June 26, 2001 -- Parents of sick children will go to great lengths to find something that will save them. Some are even willing to have another child in hopes of creating a match who can donate healthy blood cells for the sick sibling.

Advances in research now make it possible to virtually guarantee parents such a match. But ethics experts worry that the potential good comes at too great a price.

Case in point: Parents of a girl born with a rare, incurable disease -- called Fanconi's anemia -- underwent a controversial procedure to conceive another child who could help cure their daughter. Embryos harvested from in vitro fertilization, or IVF, were tested for signs of the gene responsible the disease. Embryos that did not carry the genetic abnormality underwent further testing to isolate those that would be a safe donor match for the girl.

In Fanconi's anemia, which typically strikes children, the bone marrow fails to produce blood cells normally. Available treatments only can reduce complications of the disease. People with this disease die, on average, in their early 20s.

After four IVF attempts, the mother gave birth to a healthy boy. Blood from his umbilical cord was infused into his sister shortly after he was born last year.

Both children are now fine, and the girl, Molly Nash, is healthy and attending school. Her parents, who are both carriers of the anemia gene, have said they had planned to have more children and that this allowed them to have another healthy child, who they named Adam, while at the same time providing a donor for Molly.

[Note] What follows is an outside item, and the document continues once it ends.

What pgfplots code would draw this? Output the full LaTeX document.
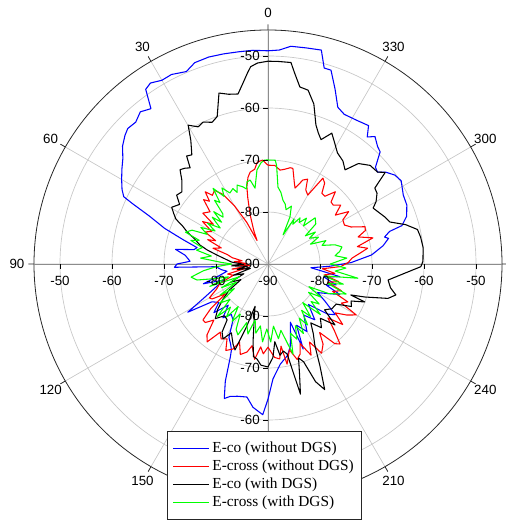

"I don't think there's any negative about this," says Yury Verlinsky, PhD, lead author of a report about the case in the June 27 issue of Journal of the American Medical Association. "I think it's completely ethical, more ethical than anything that can be done in this situation."

But many do question parents choosing to bear a child free of disease for the purpose of being a donor. Others wonder how far away we are from choosing traits such as eye color or personality.

The testing Verlinsky's group did -- pre-implantation genetic diagnosis, or PGD -- is already used to detect genetic defects including the rare blood disorder hemophilia, cystic fibrosis, and sickle cell anemia, in embryos. This is the first time it's been used to match potential donors and recipients.

Verlinsky, director of the Reproductive Genetics Institute in Chicago, believes there is little risk of people abusing the technique because it is so involved. A couple has to undergo numerous tests and endure multiple IVF attempts, all of which are costly and time consuming.

Another concern is discarded embryos. In this case, 24 healthy embryos resulted, but only five were a match for Molly and only one resulted in a pregnancy. So, 20 healthy embryos that theoretically could have produced a life were discarded.